Ruling granting access to dash cam video in Pennsylvania may not last long

The Pennsylvania Supreme Court on Tuesday ruled 5-2 in favor of allowing police dash cam video from car accidents to be released to the public, but the ruling may not last very long.

The ruling stems from a March 2014 right-to-know request from Michelle Grove. She wanted dash cam video from an accident her friend was involved in, but state police denied the request, citing a criminal investigative records exemption, according to the ruling.

Grove didn’t give up. A couple months later, she appealed that denial to the state’s open records office. The office granted her request, but then state police appealed the decision in court. Tuesday’s ruling upheld the decision to grant Grove access to the videos, making dash cam videos public records unless police can prove a specific exemption.

“Citizens should care because it gives them the ability to access police dash camera video, which will help them understand police interaction in the community and provide accountability,” said Melissa Melewsky, who filed a friend of the court brief in the case on behalf of a newspaper trade group in Pennsylvania.

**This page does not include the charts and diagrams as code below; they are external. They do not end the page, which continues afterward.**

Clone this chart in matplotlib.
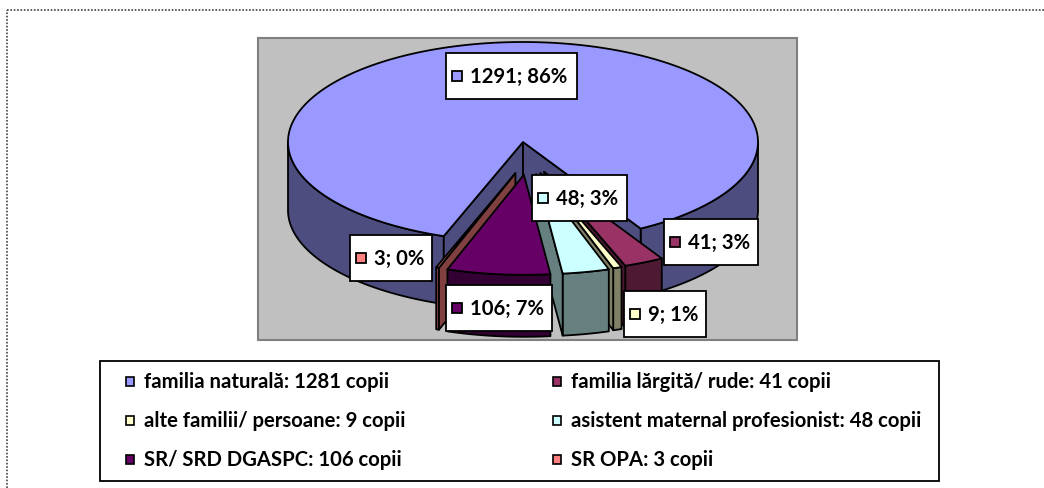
import numpy as np
import matplotlib
matplotlib.use('Agg')
import matplotlib.pyplot as plt
from matplotlib.patches import Polygon, Rectangle

# chart data
values = [1291, 41, 9, 48, 106, 3]
slice_labels = ['1291; 86%', '41; 3%', '9; 1%', '48; 3%', '106; 7%', '3; 0%']
legend_labels = ['familia naturală: 1281 copii', 'familia lărgită/ rude: 41 copii',
                 'alte familii/ persoane: 9 copii', 'asistent maternal profesionist: 48 copii',
                 'SR/ SRD DGASPC: 106 copii', 'SR OPA: 3 copii']
top_colors = ['#9999FF', '#993366', '#FFFFCC', '#CCFFFF', '#660066', '#FF8080']
side_colors = ['#4D4D80', '#4D1933', '#808066', '#668080', '#330033', '#804040']
exploded = [False, True, True, True, True, True]

# label boxes in pixels: left, top, right, bottom
label_boxes = [(446, 54, 577, 100), (664, 220, 758, 266), (624, 292, 706, 338),
               (532, 176, 627, 222), (446, 286, 552, 332), (350, 236, 432, 282)]
legend_pos = [(129.5, 382), (557, 382), (129.5, 421), (557, 421), (129.5, 460), (557, 460)]

# pie projection in pixels
CX, CY = 523, 143
RX, RY = 235, 100
DEPTH_BIG, DEPTH_SMALL = 68, 62
EXPLODE_X, EXPLODE_Y, SHIFT_X = 38, 33, 5
START = 199.7  # clockwise from 12 o'clock
FONT = 'Lato'


def rim(a, cx, cy):
    r = np.radians(a)
    return cx + RX * np.sin(r), cy - RY * np.cos(r)


def face(ax, pts, color):
    ax.add_patch(Polygon(pts, closed=True, facecolor=color, edgecolor='black', lw=1.3, joinstyle='round'))


def draw_slice(ax, a0, a1, top, side, cx, cy, depth):
    # outer wall, only the part turned towards the viewer
    for lo, hi in [(90, 270), (450, 630)]:
        s, e = max(a0, lo), min(a1, hi)
        if s < e:
            arc = np.linspace(s, e, 120)
            xs, ys = rim(arc, cx, cy)
            pts = list(zip(xs, ys)) + list(zip(xs[::-1], ys[::-1] + depth))
            face(ax, pts, side)
    # cut faces
    for a, visible in [(a0, np.sin(np.radians(a0)) < 0), (a1, np.sin(np.radians(a1)) > 0)]:
        if visible:
            x, y = rim(a, cx, cy)
            face(ax, [(cx, cy), (x, y), (x, y + depth), (cx, cy + depth)], side)
    arc = np.linspace(a0, a1, 300)
    xs, ys = rim(arc, cx, cy)
    face(ax, [(cx, cy)] + list(zip(xs, ys)), top)


fig = plt.figure(figsize=(10.44, 4.89), dpi=100)
ax = fig.add_axes([0, 0, 1, 1])
ax.set_xlim(0, 1044)
ax.set_ylim(489, 0)
ax.axis('off')

# dotted page frame
ax.plot([6.5, 6.5], [489, 11], color='#333333', lw=1.1, ls=(0, (1.1, 1.1)))
ax.plot([6.5, 1044], [11, 11], color='#333333', lw=1.1, ls=(0, (1.1, 1.1)))

ax.add_patch(Rectangle((258, 39), 539, 302, facecolor='#C0C0C0', edgecolor='#808080', lw=1.5))

# slice angles from the values
angles = START + np.concatenate([[0], np.cumsum(values)]) / sum(values) * 360
spans = [(angles[i], angles[i + 1]) for i in range(len(values))]

# big slice first, then small ones back to front
for i in [0, 5, 1, 2, 3, 4]:
    a0, a1 = spans[i]
    cx, cy, depth = CX, CY, DEPTH_BIG
    if exploded[i]:
        mid = np.radians((a0 + a1) / 2)
        cx = CX + SHIFT_X + EXPLODE_X * np.sin(mid)
        cy = CY - EXPLODE_Y * np.cos(mid)
        depth = DEPTH_SMALL
    draw_slice(ax, a0, a1, top_colors[i], side_colors[i], cx, cy, depth)

# data labels
for i, (l, t, r, b) in enumerate(label_boxes):
    ax.add_patch(Rectangle((l, t), r - l, b - t, facecolor='white', edgecolor='black', lw=1.3, zorder=5))
    ym = (t + b) / 2
    ax.add_patch(Rectangle((l + 6, ym - 5), 10, 10, facecolor=top_colors[i], edgecolor='black', lw=1.3, zorder=6))
    ax.text(l + 24, ym, slice_labels[i], fontsize=14.6, fontweight='bold', family=FONT,
            va='center', ha='left', color='black', zorder=6)

# legend
ax.add_patch(Rectangle((100, 362), 839, 120, facecolor='white', edgecolor='black', lw=1.3))
for (x, y), label, color in zip(legend_pos, legend_labels, top_colors):
    ax.add_patch(Rectangle((x - 4, y - 4.5), 8, 9, facecolor=color, edgecolor='black', lw=1.2))
    ax.text(x + 14, y, label, fontsize=14.6, fontweight='bold', family=FONT, va='center', ha='left')

fig.savefig('out.png', dpi=100)
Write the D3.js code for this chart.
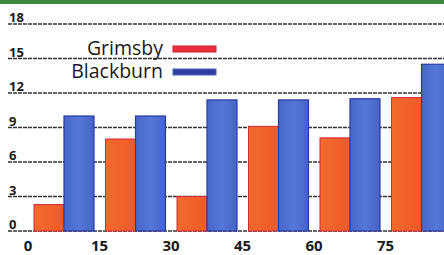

While narrow in the scope of release, the decision opens up the state’s tightly held police videos. But the ruling may soon be moot, as the state legislature is taking up a bill that would exempt dash cam and body cam videos from right-to-know requests.

Senate Bill 560 would give police departments discretion in which requests to honor or refuse. The bill has passed both chambers, and state Sen. Stewart Greenleaf said he expects the bill to head to the governor by the end of the week. Gov. Tom Wolf has said he supports the measure.

“There are significant public access problems with Senate Bill 560,” said Melewsky.